Just in case you were wondering what a gig spanner was

You mentioned you were almost 68 and yet you will be heading out on a 14 gig tour do you still look forward to it or is it now more of a trial?
"It doesn't get any easier the older you get but I am pretty good at doing it and that's all I know. Touring for me is what I know, I am good it, I am good at living in hotels and living out of suitcases. I'm good at staying in the right frame of mind during the day so I am in the right state to do the gig in the evening regardless of what you have to go through during the day which sometimes is a real load of crap. I still enjoy touring but I am becoming aware it ain't getting any easier. You have to stop when you feel you are no longer playing very well. We record every gig just as a matter of course. When I start listening to my playing and it doesn't sound good that's when I will stop."

Do you ever still get nervous before a gig?
"No I don't get nervous I get prepared is what I do. I never get into some weird state, because it can stop you playing at your best. I do prepare and remind myself why I play and what my music means to me. I connect with that bit in me that makes the music."

You have been a part of and seen the folk realm progress over more than five decades how do you see the state of folk  in this country?
"I think it's fantastic, I love the fact there's a lot of young people out there doing what they do and how they do it. They have the benefit of not just hearing bands such as Steeleye and Fairport all of those early folk and folk/rock bands they have also the benefit of a lot of pop songs so everything is more in time for them. It's gone to another level I think, it's fantastic and I think generally speaking folk music is having a great time."

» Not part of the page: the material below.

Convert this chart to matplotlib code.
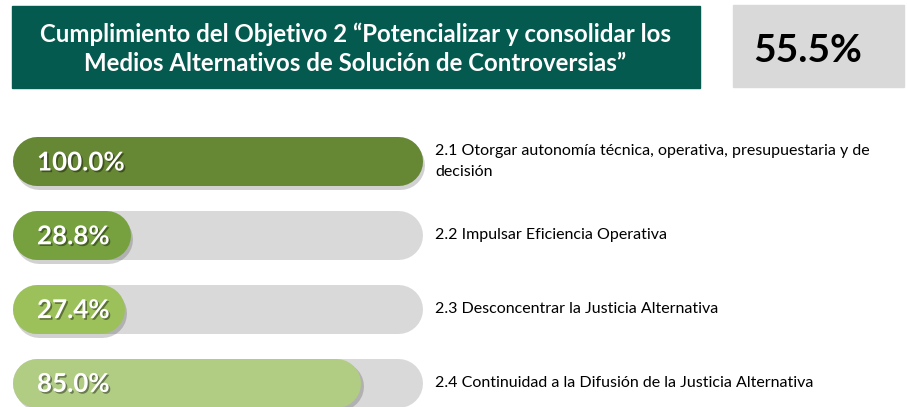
import matplotlib.pyplot as plt
from matplotlib.patches import Rectangle
from matplotlib import patheffects as pe
from matplotlib import transforms as mtransforms

plt.rcParams['font.family'] = ['Lato', 'DejaVu Sans']

titulo = "Cumplimiento del Objetivo 2 \u201cPotencializar y consolidar los\nMedios Alternativos de Soluci\u00f3n de Controversias\u201d"
total = 55.5
valores = [100.0, 28.8, 27.4, 85.0]
etiquetas = [
    "2.1 Otorgar autonom\u00eda t\u00e9cnica, operativa, presupuestaria y de\ndecisi\u00f3n",
    "2.2 Impulsar Eficiencia Operativa",
    "2.3 Desconcentrar la Justicia Alternativa",
    "2.4 Continuidad a la Difusi\u00f3n de la Justicia Alternativa",
]
colores = ["#668734", "#76A13E", "#9CC15B", "#B1CD84"]

W, H = 907, 407
fig = plt.figure(figsize=(W / 100, H / 100), dpi=100)

def fx(px):
    return px / W

def fy(py):
    return 1 - py / H

# encabezado
fig.patches.append(Rectangle((fx(12), fy(88)), fx(700) - fx(12), fy(6) - fy(88),
                             transform=fig.transFigure, color="#045A4E", zorder=0))
fig.text(fx(355), fy(48.5), titulo, color="white", fontsize=17.3, fontweight="bold",
         ha="center", va="center", linespacing=1.3)
fig.patches.append(Rectangle((fx(733), fy(87)), fx(904) - fx(733), fy(5) - fy(87),
                             transform=fig.transFigure, color="#D9D9D9", zorder=0))
fig.text(fx(808), fy(50), f"{total:.1f}%", color="black", fontsize=28, fontweight="bold",
         ha="center", va="center")

# barras
x0, x1 = 12, 422
paso = 73.8
y_top = 161.5 - paso / 2
ax = fig.add_axes([fx(x0), fy(y_top + 4 * paso), fx(x1) - fx(x0), 4 * paso / H])
ax.set_xlim(0, 100)
ax.set_ylim(3.5, -0.5)
ax.axis("off")

alto = 49  # px
lw = alto * 72 / 100
r = (alto / 2) * 100 / (x1 - x0)
sombra = mtransforms.offset_copy(ax.transData, fig=fig, x=2.5, y=-3.5, units="dots")

for i, (v, c, lab) in enumerate(zip(valores, colores, etiquetas)):
    ax.plot([r, 100 - r], [i, i], color="#D9D9D9", lw=lw, solid_capstyle="round",
            zorder=1, clip_on=False)
    ax.plot([r, v - r], [i, i], color="#000000", alpha=0.18, lw=lw, solid_capstyle="round",
            zorder=2, clip_on=False, transform=sombra)
    ax.plot([r, v - r], [i, i], color=c, lw=lw, solid_capstyle="round",
            zorder=3, clip_on=False)
    ax.annotate(f"{v:.1f}%", (0, i), xytext=(25, -1), textcoords="offset pixels",
                color="white", fontsize=18.7, fontweight="bold", ha="left", va="center",
                zorder=4, path_effects=[pe.withSimplePatchShadow(offset=(1.2, -1.2),
                                                                 shadow_rgbFace="black", alpha=0.4)])
    ax.annotate(lab, (100, i), xytext=(13, 0), textcoords="offset pixels",
                color="black", fontsize=11.5, ha="left", va="center", linespacing=1.65,
                annotation_clip=False)

fig.savefig("out.png", dpi=100)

The impending tour will take most of your immediate attention but what about future work?
"I've written good songs, and I don't mean that in an egotistical way, but recently I feel I have written a couple of songs which are better than any I have ever written.
"I am thinking now that maybe I need to get better at that. I have worked out a way of not stopping short, because it's very easy to stop short when you're creating, you can blag over little bits. I am not prepared to say that'll do any more with anything, especially with music, so I am just trying to give everything my best shot before I kick the bucket."

Gigspanner's new album Layers of Ages is out now and the album tour begins in June.